Published in 2022 by Allen Lane Penguin, Richard Vinen's Second City makes a meticulous audit of England's first industrial city. Birmingham's prospects emerged from obscurity after being ignored by Romans, Normans and monarchy, rising to become the country's second largest city largely thanks to a collection of industrialists who emerged from the rotten borough in the mid-19th Century.

Chapter "Motor City" looks into the post-WW2 section of Birmingham's urban growth, ending in 1975 following a period of economic buoyancy and full employment. During this time, the city shifts from embracing its manufacturing backbone towards pointing to office-based, white-collar jobs. This transition was signposted by the national extension of mandatory schooling in 1972 to the age of 16, and parallels the mid-Century American industrial narrative.

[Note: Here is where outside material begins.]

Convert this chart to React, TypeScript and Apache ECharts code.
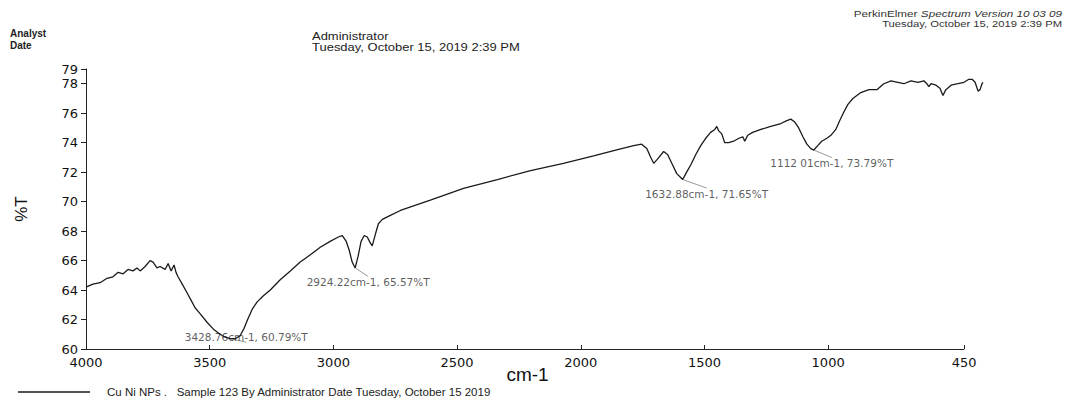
import React, { useEffect, useRef } from "react";
import * as echarts from "echarts";

// ---- Data ----
const wavenumbers = [
  4000, 3972, 3943, 3915, 3891, 3870, 3850, 3830, 3810, 3794, 3781, 3761, 3741, 3729, 3713, 3701,
  3680, 3668, 3656, 3644, 3636, 3628, 3611, 3591, 3575, 3559, 3539, 3510, 3482, 3458, 3437, 3417,
  3397, 3377, 3361, 3344, 3328, 3308, 3284, 3255, 3215, 3174, 3134, 3093, 3053, 3013, 2980, 2964,
  2948, 2936, 2924, 2912, 2900, 2888, 2875, 2863, 2851, 2843, 2830, 2818, 2802, 2778, 2729, 2608,
  2474, 2337, 2203, 2070, 1948, 1859, 1786, 1754, 1733, 1717, 1705, 1689, 1665, 1649, 1632, 1612,
  1588, 1572, 1555, 1535, 1515, 1495, 1475, 1458, 1450, 1442, 1430, 1418, 1402, 1382, 1361, 1345,
  1337, 1325, 1305, 1272, 1232, 1191, 1167, 1151, 1135, 1119, 1102, 1086, 1070, 1058, 1042, 1026,
  1005, 989, 969, 953, 936, 920, 900, 868, 835, 803, 775, 746, 718, 694, 665, 637,
  613, 601, 593, 584, 564, 548, 536, 524, 503, 475, 451, 431, 418, 406, 394, 386,
  378, 374,
];
const transmittance = [
  64.2, 64.4, 64.5, 64.8, 64.9, 65.2, 65.1, 65.4, 65.3, 65.5, 65.3, 65.6, 66.0, 65.9, 65.5, 65.6,
  65.4, 65.8, 65.3, 65.7, 65.2, 64.9, 64.4, 63.8, 63.3, 62.8, 62.4, 61.8, 61.3, 61.0, 60.8, 60.7,
  60.7, 60.9, 61.4, 62.1, 62.7, 63.2, 63.6, 64.0, 64.7, 65.3, 65.9, 66.4, 66.9, 67.3, 67.6, 67.7,
  67.3, 66.7, 65.9, 65.5, 66.3, 67.3, 67.7, 67.6, 67.2, 67.0, 67.8, 68.5, 68.8, 69.0, 69.4, 70.1,
  70.9, 71.5, 72.1, 72.6, 73.1, 73.5, 73.8, 73.9, 73.6, 73.0, 72.6, 72.9, 73.4, 73.2, 72.6, 71.9,
  71.5, 72.0, 72.5, 73.2, 73.8, 74.3, 74.7, 74.9, 75.1, 74.8, 74.6, 74.0, 74.0, 74.1, 74.3, 74.4,
  74.1, 74.5, 74.7, 74.9, 75.1, 75.3, 75.5, 75.6, 75.4, 75.0, 74.4, 73.9, 73.6, 73.5, 73.8, 74.1,
  74.3, 74.5, 74.9, 75.5, 76.1, 76.6, 77.0, 77.4, 77.6, 77.6, 78.0, 78.2, 78.1, 78.0, 78.2, 78.1,
  78.2, 78.0, 77.8, 78.0, 77.9, 77.7, 77.2, 77.6, 77.9, 78.0, 78.1, 78.3, 78.3, 78.1, 77.5, 77.6,
  78.0, 78.1,
];

const xTickLabels = [4000, 3500, 3000, 2500, 2000, 1500, 1000, 450];
const yTickLabels = [60, 62, 64, 66, 68, 70, 72, 74, 76, 78, 79];
const xAxisLineEnds = [4000, 450];

// peak annotations
const peakWavenumbers = [3417, 2912, 1588, 1058];
const peakValues = [60.7, 65.5, 71.5, 73.5];
const peakTexts = [
  "3428.76cm-1, 60.79%T",
  "2924.22cm-1, 65.57%T",
  "1632.88cm-1, 71.65%T",
  "1112 01cm-1, 73.79%T",
];
const peakLabelShift = [
  [16, -2],
  [13, 14],
  [24, 14],
  [18, 13],
];

const seriesName = "Cu Ni NPs .   Sample 123 By Administrator Date Tuesday, October 15 2019";

const SANS = "Liberation Sans, Arial, sans-serif";
const WIDE = "DejaVu Sans, Arial, sans-serif";

export default function App() {
  const ref = useRef<HTMLDivElement>(null);

  useEffect(() => {
    document.body.style.margin = "0";
    if (!ref.current) return;
    const chart = echarts.init(ref.current, null, { renderer: "svg" });

    const lineData = wavenumbers.map((w, i) => [w, transmittance[i]]);
    const peakData = peakWavenumbers.map((w, i) => ({
      value: [w, peakValues[i]],
      label: { formatter: peakTexts[i] },
    }));

    const option: any = {
      animation: false,
      backgroundColor: "#ffffff",
      textStyle: { fontFamily: WIDE },
      grid: { left: 86, right: 89, top: 69, bottom: 51, containLabel: false, outerBoundsMode: "none" },
      legend: {
        left: 18,
        top: 386,
        padding: 0,
        data: [{ name: seriesName, icon: "rect" }],
        itemWidth: 72,
        itemHeight: 1.5,
        selectedMode: false,
        textStyle: {
          fontFamily: SANS,
          fontSize: 11.5,
          color: "#222",
          padding: [0, 0, 0, 12],
        },
      },
      xAxis: {
        type: "value",
        min: 374,
        max: 4000,
        inverse: true,
        name: "cm-1",
        nameLocation: "middle",
        nameGap: 16,
        nameMoveOverlap: false,
        nameTextStyle: {
          fontFamily: SANS,
          fontSize: 19,
          color: "#111",
          padding: [0, 14, 0, 0],
        },
        splitLine: { show: false },
        axisLine: { show: false },
        axisTick: {
          show: true,
          inside: true,
          length: 4,
          customValues: xTickLabels,
          lineStyle: { color: "#222" },
        },
        axisLabel: {
          customValues: xTickLabels,
          formatter: (v: number) => String(v),
          margin: 7,
          fontSize: 13,
          color: "#111",
          fontFamily: WIDE,
        },
      },
      yAxis: {
        type: "value",
        min: 60,
        max: 79,
        name: "%T",
        nameLocation: "middle",
        nameGap: 56,
        nameTextStyle: {
          fontFamily: SANS,
          fontSize: 17,
          color: "#111",
        },
        splitLine: { show: false },
        axisLine: { show: true, lineStyle: { color: "#222", width: 1 } },
        axisTick: {
          show: true,
          length: 5,
          customValues: yTickLabels,
          lineStyle: { color: "#222" },
        },
        axisLabel: {
          customValues: yTickLabels,
          margin: 8,
          fontSize: 13,
          color: "#111",
          fontFamily: WIDE,
        },
      },
      series: [
        {
          name: seriesName,
          type: "line",
          data: lineData,
          symbol: "none",
          lineStyle: { color: "#1a1a1a", width: 1.3 },
          itemStyle: { color: "#1a1a1a" },
          markLine: {
            silent: true,
            symbol: ["none", "none"],
            label: { show: false },
            lineStyle: { color: "#222", width: 1, type: "solid" },
            data: [[{ coord: [xAxisLineEnds[0], 60] }, { coord: [xAxisLineEnds[1], 60] }]],
          },
        },
        {
          name: "peaks",
          type: "scatter",
          data: peakData,
          symbolSize: 1,
          itemStyle: { color: "rgba(0,0,0,0)" },
          label: {
            show: true,
            position: "inside",
            fontSize: 10.5,
            color: "#333",
            fontFamily: WIDE,
          },
          labelLayout: (p: any) => ({
            dx: peakLabelShift[p.dataIndex][0],
            dy: peakLabelShift[p.dataIndex][1],
          }),
          labelLine: { show: true, lineStyle: { color: "#999", width: 1 } },
          silent: true,
        },
      ],
      graphic: [
        {
          type: "text",
          x: 10,
          y: 33,
          style: { text: "Analyst", font: "bold 10px " + SANS, fill: "#222", textVerticalAlign: "middle" },
        },
        {
          type: "text",
          x: 10,
          y: 45,
          style: { text: "Date", font: "bold 10px " + SANS, fill: "#222", textVerticalAlign: "middle" },
        },
        {
          type: "text",
          x: 312,
          y: 37,
          scaleX: 1.3,
          style: { text: "Administrator", font: "10px " + SANS, fill: "#222", textVerticalAlign: "middle" },
        },
        {
          type: "text",
          x: 312,
          y: 48,
          scaleX: 1.3,
          style: {
            text: "Tuesday, October 15, 2019 2:39 PM",
            font: "10px " + SANS,
            fill: "#222",
            textVerticalAlign: "middle",
          },
        },
        {
          type: "text",
          x: 1062,
          y: 14,
          scaleX: 1.3,
          style: {
            text: "PerkinElmer {i|Spectrum Version 10 03 09}",
            font: "9px " + SANS,
            fill: "#333",
            textAlign: "right",
            textVerticalAlign: "middle",
            rich: { i: { fontStyle: "italic", fontSize: 9, fill: "#333", fontFamily: SANS } },
          },
        },
        {
          type: "text",
          x: 1062,
          y: 24,
          scaleX: 1.25,
          style: {
            text: "Tuesday, October 15, 2019 2:39 PM",
            font: "9px " + SANS,
            fill: "#333",
            textAlign: "right",
            textVerticalAlign: "middle",
          },
        },
      ],
    };

    chart.setOption(option);
    return () => chart.dispose();
  }, []);

  return (
    <div
      ref={ref}
      style={{ position: "absolute", left: 0, top: 0, width: 1072, height: 400, background: "#fff" }}
    />
  );
}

In 1955, unemployment was as low as 0.5% in Birmingham, half that of the rest of the UK. The nearly 7,000 unemployed population who were out of work were jobseeking for short periods, finding work in the workshops and largely factories of a resilient labour market.

Other industrialist waypoints include Dunlop, Cadbury and the earlier innovation from Matthew Boulton and his Soho Works community. The role of Joseph Chamberlain provides political representation which was not without its own keen interest in the city's bones and industries that made it.